Yes. Many print-on-demand suppliers now offer low-MOQ sampling starting at 10–20 units for pins, stickers, and select apparel blanks. This lets you test designs for Earth Month without committing to bulk inventory. Just confirm the unit price at low volumes still leaves you a 30%+ margin after shipping.
Which eco-friendly products sell best for indie shops during Earth Month?
Organic cotton custom T-shirts lead in volume, but lightweight add-ons like FSC-certified sticker packs, wooden badges, and biodegradable phone cases often yield the highest profit per ounce shipped. Products that come with a clear stat—such as “made with 12 recycled bottles” or “printed with soy ink”—tend to convert better than generic green labels.
How do I price eco-friendly items without scaring buyers away?
Build a 20–25% markup over conventional equivalents, then use bundling to soften the blow. An “Earth Starter Pack” containing one organic tee and two sticker sheets at 15% off individual prices raises your average order value while making the buyer feel they got a deal.
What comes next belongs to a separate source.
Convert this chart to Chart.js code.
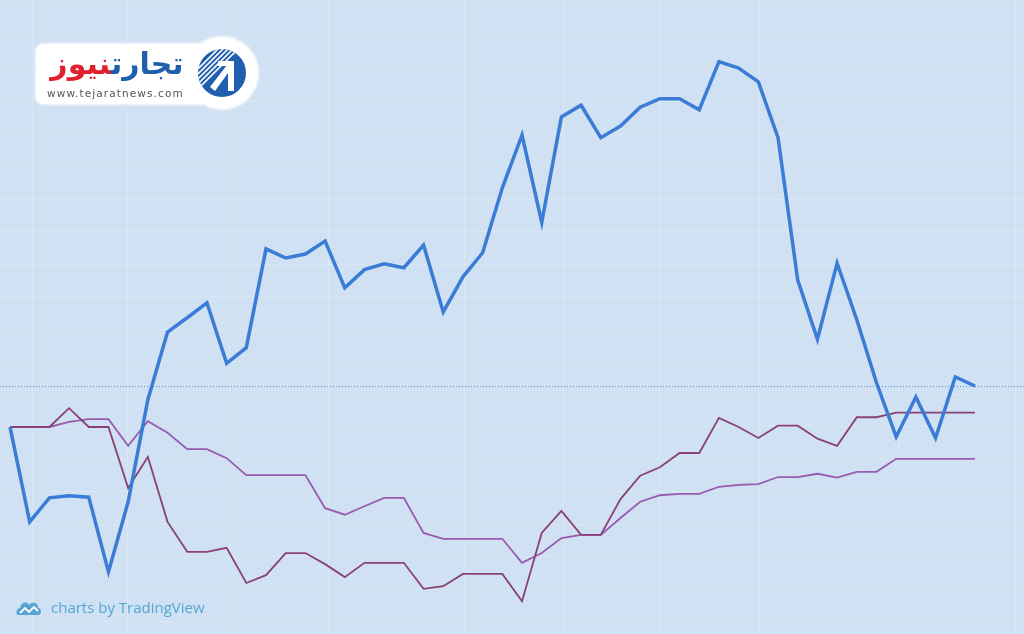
<!DOCTYPE html>
<html>
<head>
<meta charset="utf-8">
<script src="https://cdn.jsdelivr.net/npm/chart.js@4.4.1/dist/chart.umd.min.js"></script>
<style>
  html, body { margin: 0; padding: 0; background: #cfe1f2; }
  #wrap { position: relative; width: 1024px; height: 634px; overflow: hidden; }
  #chart { position: absolute; left: 0; top: 0; }
  .logo {
    position: absolute; left: 36px; top: 44px; width: 200px; height: 60px;
    background: #fff; border-radius: 8px; box-shadow: 0 0 0 2px #e6eef6;
  }
  .logo-circle {
    position: absolute; left: 186px; top: 37px; width: 72px; height: 72px;
    background: #fff; border-radius: 50%; box-shadow: 0 0 0 2px #e6eef6;
  }
  .logo-cover { position: absolute; left: 36px; top: 44px; width: 200px; height: 60px; background: #fff; border-radius: 8px; }
  .fa {
    position: absolute; left: 44px; top: 45px; width: 146px; text-align: center;
    font-family: "DejaVu Sans", sans-serif; font-weight: bold; font-size: 30px; line-height: 38px;
    direction: rtl;
  }
  .fa .b { color: #1f5fae; }
  .fa .r { color: #e0202e; }
  .url {
    position: absolute; left: 47px; top: 87px; font-family: "DejaVu Sans", sans-serif;
    font-size: 10.5px; color: #555; letter-spacing: 1.1px;
  }
  .tv {
    position: absolute; left: 16px; top: 597px; font-family: "Open Sans", sans-serif;
    font-size: 15px; color: #55a6d6;
  }
  .tv svg { vertical-align: -3px; margin-right: 9px; }
</style>
</head>
<body>
<div id="wrap">
  <canvas id="chart" width="1024" height="634"></canvas>
  <div class="logo"></div>
  <div class="logo-circle"></div>
  <div class="logo-cover"></div>
  <svg style="position:absolute;left:196px;top:47px" width="52" height="52" viewBox="0 0 52 52">
    <defs><clipPath id="c"><circle cx="26" cy="26" r="24"/></clipPath></defs>
    <circle cx="26" cy="26" r="24" fill="#1f5fae"/>
    <g clip-path="url(#c)" stroke="#fff" stroke-width="1.6">
      <line x1="2" y1="22" x2="24" y2="0"/><line x1="2" y1="27" x2="29" y2="0"/>
      <line x1="2" y1="32" x2="34" y2="0"/><line x1="2" y1="37" x2="39" y2="0"/>
      <line x1="2" y1="42" x2="44" y2="0"/>
    </g>
    <path d="M14 40 L34 14 L38 14 L38 44 L32 44 L32 26 L19 44 Z" fill="#fff"/>
    <path d="M22 14 L38 14 L38 19 L22 19 Z" fill="#fff"/>
  </svg>
  <div class="fa"><span class="b">تجارت</span><span class="r">نیوز</span></div>
  <div class="url">www.tejaratnews.com</div>
  <div class="tv"><svg width="26" height="15" viewBox="0 0 26 15"><path d="M3 14 C-1 14 0 7 4 7 C5 1 11 0 13 4 C16 0 23 2 22 7 C26 7 26 14 22 14 Z" fill="#55a6d6"/><path d="M4 12 L9 7 L13 11 L18 6 L22 10" stroke="#fff" stroke-width="1.8" fill="none"/></svg>charts by TradingView</div>
</div>
<script>
// trading sessions (index on the time axis)
const sessions = [0,1,2,3,4,5,6,7,8,9,10,11,12,13,14,15,16,17,18,19,20,21,22,23,24,
  25,26,27,28,29,30,31,32,33,34,35,36,37,38,39,40,41,42,43,44,45,46,47,48,49];

// % change from the first session
const mainSeries = [0,-14.6,-10.9,-10.6,-10.8,-22.3,-11.5,4.2,14.6,16.8,
  19.1,9.8,12.2,27.4,26.0,26.6,28.6,21.4,24.2,25.1,
  24.5,28.0,17.7,23.1,26.8,36.8,44.9,31.5,47.7,49.5,
  44.5,46.3,49.2,50.5,50.5,48.8,56.2,55.2,53.1,44.5,
  22.6,13.5,25.2,16.5,6.8,-1.5,4.6,-1.7,7.7,6.3];
const compareA = [0,0,0,2.9,0,0,-9.4,-4.6,-14.6,-19.2,
  -19.2,-18.6,-24.0,-22.8,-19.4,-19.4,-21.1,-23.1,-20.9,-20.9,
  -20.9,-24.9,-24.5,-22.6,-22.6,-22.6,-26.8,-16.3,-12.9,-16.6,
  -16.6,-11.1,-7.5,-6.2,-4.0,-4.0,1.4,0,-1.7,0.2,
  0.2,-1.8,-2.9,1.5,1.5,2.2,2.2,2.2,2.2,2.2];
const compareB = [0,0,0,0.8,1.2,1.2,-2.9,0.9,-0.9,-3.4,
  -3.4,-4.8,-7.4,-7.4,-7.4,-7.4,-12.5,-13.5,-12.2,-10.9,
  -10.9,-16.3,-17.2,-17.2,-17.2,-17.2,-20.9,-19.4,-17.1,-16.6,
  -16.6,-14.0,-11.5,-10.5,-10.3,-10.3,-9.2,-8.9,-8.8,-7.7,
  -7.7,-7.2,-7.8,-6.9,-6.9,-4.9,-4.9,-4.9,-4.9,-4.9];

// time-axis grid positions (month marks, in session units)
const timeGrid = [1.12,5.99,11.17,16.15,23.1,28.09,33.0,38.04,45.1,51.04];

const priceLine = {
  id: "priceLine",
  beforeDatasetsDraw(chart) {
    const y = chart.scales.y.getPixelForValue(mainSeries[mainSeries.length - 1]);
    const ctx = chart.ctx;
    ctx.save();
    ctx.strokeStyle = "rgba(70,130,215,0.9)";
    ctx.lineWidth = 1;
    ctx.setLineDash([1, 2]);
    ctx.beginPath();
    ctx.moveTo(0, Math.round(y) + 0.5);
    ctx.lineTo(chart.width, Math.round(y) + 0.5);
    ctx.stroke();
    ctx.restore();
  },
};

const gridColor = "rgba(255,255,255,0.22)";

new Chart(document.getElementById("chart"), {
  type: "line",
  data: {
    labels: sessions,
    datasets: [
      { data: mainSeries, borderColor: "#3a7cd6", borderWidth: 3.5, pointRadius: 0, tension: 0, borderJoinStyle: "miter" },
      { data: compareA, borderColor: "#8a4274", borderWidth: 1.8, pointRadius: 0, tension: 0 },
      { data: compareB, borderColor: "#9a5ab2", borderWidth: 1.8, pointRadius: 0, tension: 0 },
    ],
  },
  options: {
    responsive: false,
    animation: false,
    layout: { padding: 0 },
    plugins: { legend: { display: false }, tooltip: { enabled: false } },
    scales: {
      x: {
        type: "linear",
        min: -0.508,
        max: 51.49,
        ticks: { display: false },
        grid: { color: gridColor, drawTicks: false },
        border: { display: false },
        afterBuildTicks: (scale) => {
          scale.ticks = timeGrid.map((v) => ({ value: v }));
        },
      },
      y: {
        min: -31.85,
        max: 65.69,
        ticks: { display: false },
        grid: { color: gridColor, drawTicks: false },
        border: { display: false },
        afterBuildTicks: (scale) => {
          const t = [];
          for (let v = -30; v <= 65; v += 5) t.push({ value: v });
          scale.ticks = t;
        },
      },
    },
  },
  plugins: [priceLine],
});
</script>
</body>
</html>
Free shipping thresholds work especially well here.
Do I need to get GOTS certification myself?
No. The certification sits with the textile mill or cut-and-sew factory. Your job is to request the valid certificate number and display it accurately in listings. Never photocopy a supplier’s cert and claim it as your own, but linking to or quoting the certification name is standard practice for retail.
What is the fastest way to spot a fake “green” supplier?
Ask for the certificate number and cross-check it on the certifier’s public database—GOTS, GRS, and FSC all maintain online registries. If a factory cannot provide documentation within one business day, or if they offer prices that seem too low for certified organic cotton, treat it as a warning. Legitimate sustainable suppliers usually price certified blanks 10–20% higher than conventional ones.